¿Qué leen los niños?

Al niño del apartamento de arriba le trajeron un tablet de Miami. Había que ver lo contento que andaba con su aparato para arriba y para abajo. Me lo mostró, orgulloso:

—Sirve como celular, pero yo no tengo cuenta. Puedo ver películas, escuchar música, hacer fotos y tiene también un montón de jueguitos de computadora…

—Vaya, un “todo en uno”, ya no te vas a aburrir. Además, ahí también puedes leer libros.

—¿Libros? —me miró como si le hablara en chino.

—Sí, libros. Libros digitales. Los puedes poner ahí y hasta puedes hacer como si pasaras las páginas.

—¡Na! Eso sí que es aburrido…

—¿Te parece que leer un libro es aburrido? ¿Tú nunca lees libros?

—Los de la escuela nada más, y porque la maestra me obliga.

—Pero mira —intento sensibilizarlo—, leer un libro también puede ser muy divertido.

—¿Más divertido que un jueguito de matar extraterrestres? ¡Lo dudo!

Y se fue con su tableta a otra parte.

***

Yo aprendí a leer muy rápido y muy pronto descubrí el placer de la lectura. No puedo recordar mi primer libro, porque desde que tengo uso de razón siempre he tenido libros cerca. Estando todavía en primaria, me comenzaron a aburrir los libritos que tenían más dibujos que texto. Mi padre me dijo: es hora de que comiences a leer novelas.

Sí recuerdo perfectamente una de las primeras novelas más o menos largas que leí de arriba abajo: El maravilloso viaje de Nils Holgersson a través de Suecia, de Selma Lagerlöf. Me apasionó, pasaba horas enteras disfrutando las peripecias de un niño diminuto y malcriado que viajaba sobre un pato de granja. Lo mejor era después: el juego de la imaginación. Soñaba que yo era Nils y que viajaba Cuba entera sobre una gallina de la finca de mis abuelos.

En definitiva, devoré el libro en poco más de un fin de semana. Y a lo largo de mi infancia regresé a sus páginas más de una vez. Tengo una lista considerable de libros entrañables de mis primeros años: Pippa Mediaslargas, Las aventuras de Huckleberry Finn, Los tres gordinflones, Cuando era pequeño tu papá, La edad de oro, Miguel Strogoff, Los tres mosqueteros, Viaje al centro de la tierra

A veces ponían en la televisión series infantiles que versionaban esas historias y yo me vanagloriaba ante mis compañeros de clase de ya saber el final de cada personaje.

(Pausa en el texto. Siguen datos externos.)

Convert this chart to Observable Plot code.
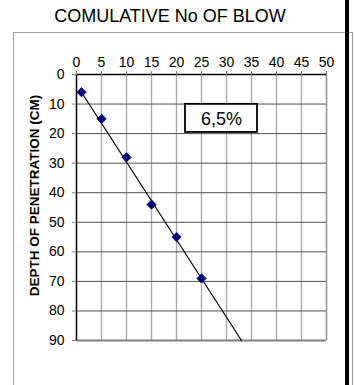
<!DOCTYPE html>
<html>
<head>
<meta charset="utf-8">
<script src="https://cdn.jsdelivr.net/npm/d3@7"></script>
<script src="https://cdn.jsdelivr.net/npm/@observablehq/plot@0.6"></script>
<style>
  html, body { margin: 0; padding: 0; background: #fff; }
  #wrap { position: relative; width: 355px; height: 385px; overflow: hidden; font-family: "Liberation Sans", Arial, sans-serif; }
  #title { position: absolute; left: 0; width: 340px; top: 6px; text-align: center; font-size: 18px; color: #000; }
  #frame { position: absolute; left: 13px; top: 32px; width: 340px; height: 400px; border: 1px solid #a0a0a0; box-sizing: border-box; }
  #bar { position: absolute; left: 345px; top: 0; width: 4px; height: 385px; background: #000; }
  #chart { position: absolute; left: 0; top: 0; }
</style>
</head>
<body>
<div id="wrap">
  <div id="frame"></div>
  <div id="bar"></div>
  <div id="title">COMULATIVE No OF BLOW</div>
  <div id="chart"></div>
</div>
<script>
// Data
const blows = [1, 5, 10, 15, 20, 25];
const depth = [6, 15, 28, 44, 55, 69];
// trend line endpoints
const trendBlows = [1, 33];
const trendDepth = [6, 90];
const xTicks = [0, 5, 10, 15, 20, 25, 30, 35, 40, 45, 50];
const yTicks = [0, 10, 20, 30, 40, 50, 60, 70, 80, 90];
const labelText = ["6,5%"];
const labelX = [29];
const labelY = [15];
const boxX = [21.8, 36.2];
const boxY = [10.1, 19.6];

const points = blows.map((b, i) => ({x: b, y: depth[i]}));
const trend = trendBlows.map((b, i) => ({x: b, y: trendDepth[i]}));
const labels = labelText.map((t, i) => ({x: labelX[i], y: labelY[i], text: t}));
const box = [{x1: boxX[0], x2: boxX[1], y1: boxY[0], y2: boxY[1]}];

const chart = Plot.plot({
  width: 355,
  height: 385,
  marginTop: 74,
  marginLeft: 76,
  marginRight: 29,
  marginBottom: 45,
  style: {fontFamily: "Liberation Sans, Arial, sans-serif", background: "transparent", overflow: "visible"},
  x: {domain: [0, 50]},
  y: {domain: [0, 90], reverse: true},
  marks: [
    Plot.ruleX(xTicks.slice(1, -1), {stroke: "#a8a8a8", strokeWidth: 1.3}),
    Plot.ruleY(yTicks.slice(1, -1), {stroke: "#505050", strokeWidth: 1}),
    Plot.ruleX([50], {stroke: "#909090", strokeWidth: 1.5}),
    Plot.ruleY([90], {stroke: "#808080", strokeWidth: 2}),
    Plot.ruleX([0], {stroke: "#000", strokeWidth: 1.5}),
    Plot.ruleY([0], {stroke: "#000", strokeWidth: 1.5}),
    Plot.axisX({anchor: "top", ticks: xTicks, tickSize: 4, tickPadding: 4, fontSize: 14, label: null, stroke: "#808080"}),
    Plot.axisY({anchor: "left", ticks: yTicks, tickSize: 4, tickPadding: 8, fontSize: 14, label: null, stroke: "#808080"}),
    Plot.line(trend, {x: "x", y: "y", stroke: "#000", strokeWidth: 1.2}),
    Plot.dot(points, {x: "x", y: "y", symbol: "square", r: 3.7, rotate: 45, fill: "#000080", stroke: "#000080", strokeWidth: 0.8}),
    Plot.rect(box, {x1: "x1", x2: "x2", y1: "y1", y2: "y2", fill: "#fff", stroke: "#000", strokeWidth: 1.8}),
    Plot.text(labels, {x: "x", y: "y", text: "text", fontSize: 18, fill: "#000"}),
    Plot.text(["DEPTH OF PENETRATION (CM)"], {frameAnchor: "left", textAnchor: "middle", rotate: -90, dx: -42, dy: -12, fontSize: 13.5, fontWeight: "bold", fill: "#000"})
  ]
});
document.getElementById("chart").appendChild(chart);
</script>
</body>
</html>
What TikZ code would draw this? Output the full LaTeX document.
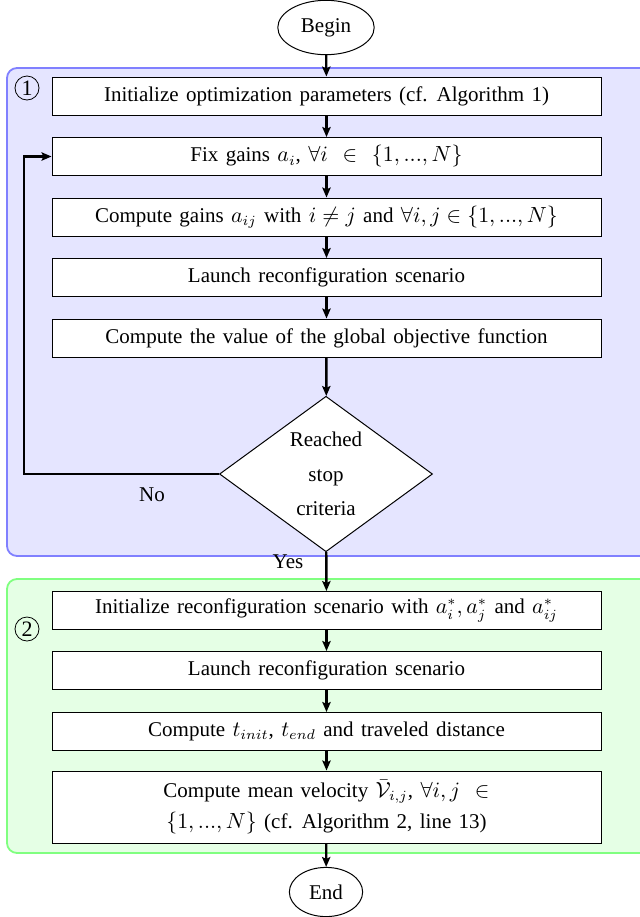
\documentclass[tikz,border=0pt]{standalone}
\usepackage{fontspec}
\setmainfont[WordSpace=1.4]{Liberation Serif}
\usetikzlibrary{shapes.geometric,arrows.meta}
\tikzset{
  txt/.style={font=\fontsize{10.5}{12.6}\selectfont},
  proc/.style={txt, draw=black, fill=white, line width=0.5pt, minimum width=274.5pt, minimum height=19pt, align=center, inner sep=2pt},
  term/.style={txt, ellipse, draw=black, fill=white, line width=0.5pt, inner xsep=4.5pt, inner ysep=5pt},
  decis/.style={txt, diamond, draw=black, fill=white, line width=0.5pt, minimum width=106.5pt, minimum height=72pt, align=center, inner sep=0pt},
  flow/.style={line width=1.2pt, -{Stealth[length=5pt,width=4.2pt,inset=1pt]}},
  panelA/.style={draw=blue!50, fill=blue!10, line width=0.9pt, rounded corners=5pt},
  panelB/.style={draw=green!50, fill=green!10, line width=0.9pt, rounded corners=5pt},
  num/.style={circle, draw=black, line width=0.4pt, minimum size=12pt, inner sep=0pt, font=\fontsize{11}{12}\selectfont},
  lbl/.style={txt}
}
\begin{document}
\begin{tikzpicture}[x=0.5pt,y=-0.5pt]
\useasboundingbox (0,0) rectangle (639,917);
% panels
\draw[panelA] (7,68) rectangle (660,556);
\draw[panelB] (7,579) rectangle (660,853);
\node[num] (n1) at (27,88) {1};
\node[num] (n2) at (27,629) {2};
% terminals
\node[term] (begin) at (326,27.5) {Begin};
\node[term] (end) at (326,892) {End};
% stage 1
\node[proc] (b1) at (326.5,96) {Initialize optimization parameters (cf. Algorithm 1)};
\node[proc] (b2) at (326.5,156.5) {Fix gains $a_i$, $\forall i$ \ $\in$ \ $\{1,...,N\}$};
\node[proc] (b3) at (326.5,217) {Compute gains $a_{ij}$ with $i \neq j$ and $\forall i,j \in \{1,...,N\}$};
\node[proc] (b4) at (326.5,277.5) {Launch reconfiguration scenario};
\node[proc] (b5) at (326.5,338) {Compute the value of the global objective function};
\node[decis] (d) at (326,474) {Reached\\[4.5pt]stop\\[4.5pt]criteria};
% stage 2
\node[proc] (c1) at (326.5,610.5) {Initialize reconfiguration scenario with $a_i^*, a_j^*$ and $a_{ij}^*$};
\node[proc] (c2) at (326.5,670.5) {Launch reconfiguration scenario};
\node[proc] (c3) at (326.5,731.5) {Compute $t_{init}$, $t_{end}$ and traveled distance};
\node[proc, minimum height=36pt] (c4) at (326.5,807) {Compute mean velocity $\bar{\mathcal{V}}_{i,j}$, $\forall i,j$ \ $\in$\\[3pt]$\{1,...,N\}$ (cf. Algorithm 2, line 13)};
% connectors
\draw[flow] (begin) -- (b1);
\draw[flow] (b1) -- (b2);
\draw[flow] (b2) -- (b3);
\draw[flow] (b3) -- (b4);
\draw[flow] (b4) -- (b5);
\draw[flow] (b5) -- (d);
\coordinate (lc1) at (24,474);
\coordinate (lc2) at (24,156.5);
\draw[flow, line width=1.3pt] (d.west) -- (lc1) -- (lc2) -- (b2.west);
\draw[flow] (d) -- (c1);
\draw[flow] (c1) -- (c2);
\draw[flow] (c2) -- (c3);
\draw[flow] (c3) -- (c4);
\draw[flow] (c4) -- (end);
\node[lbl] (no) at (152,495) {No};
\node[lbl] (yes) at (288,562) {Yes};
\end{tikzpicture}
\end{document}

Hubo una época, incluso, en que dejé de salir a jugar al parque porque prefería quedarme en mi cuarto leyendo. Mi mamá decidió imponer el equilibrio: casi me obligaba a salir a mataperrear. Pero incluso, algunos de los juegos con los niños del barrio terminaban por ser extensiones de las historias que leía.

Mi mayoría de edad como lector llegó el día en que, para mi asombro, leí una novela en un solo día. Fue Las últimas aventuras de Sandokan. Yo estaba en séptimo grado. Mi padre estaba muy orgulloso. Me puso en las manos un ejemplar de Entre naranjos, de Vicente Blasco Ibáñez y me dijo: ya estás listo para las grandes ligas.

***

Me he propuesto que mis sobrinos, que todavía tiene cuatro y dos años respectivamente, lleguen a ser lectores asiduos. Sé que lo tengo difícil, primero porque son hiperactivos y segundo porque la competencia de otros entretenimientos más llamativos es fuerte y omnipresente.

Me queda la tranquilidad de que Nadia, la mayor, es muy curiosa y que tiene una muy particular sensibilidad. Con Cristian, el más pequeño, tendré que ensayar alguna estrategia desde temprano. El caso es que no quiero que se pierdan una de las más enriquecedoras experiencias de la vida.

Mi hermano, de niño, era como mi vecinito del piso de arriba: solo abría, y de mala gana, los libros de texto. Mientras yo leía subido arriba de la mata de mamey, en casa de nuestros abuelos, él estaba unas ramas más arriba, poniéndoles trampas a los pajaritos.

Ya siendo estudiante del politécnico, un día de lluvia, comenzó a leer por puro aburrimiento una novela de Julio Verne. No pudo dejarla hasta el final. Ahora se lamenta de todo el tiempo que perdió. El mismo que están desaprovechando, ahora mismo, tantos niños por ahí.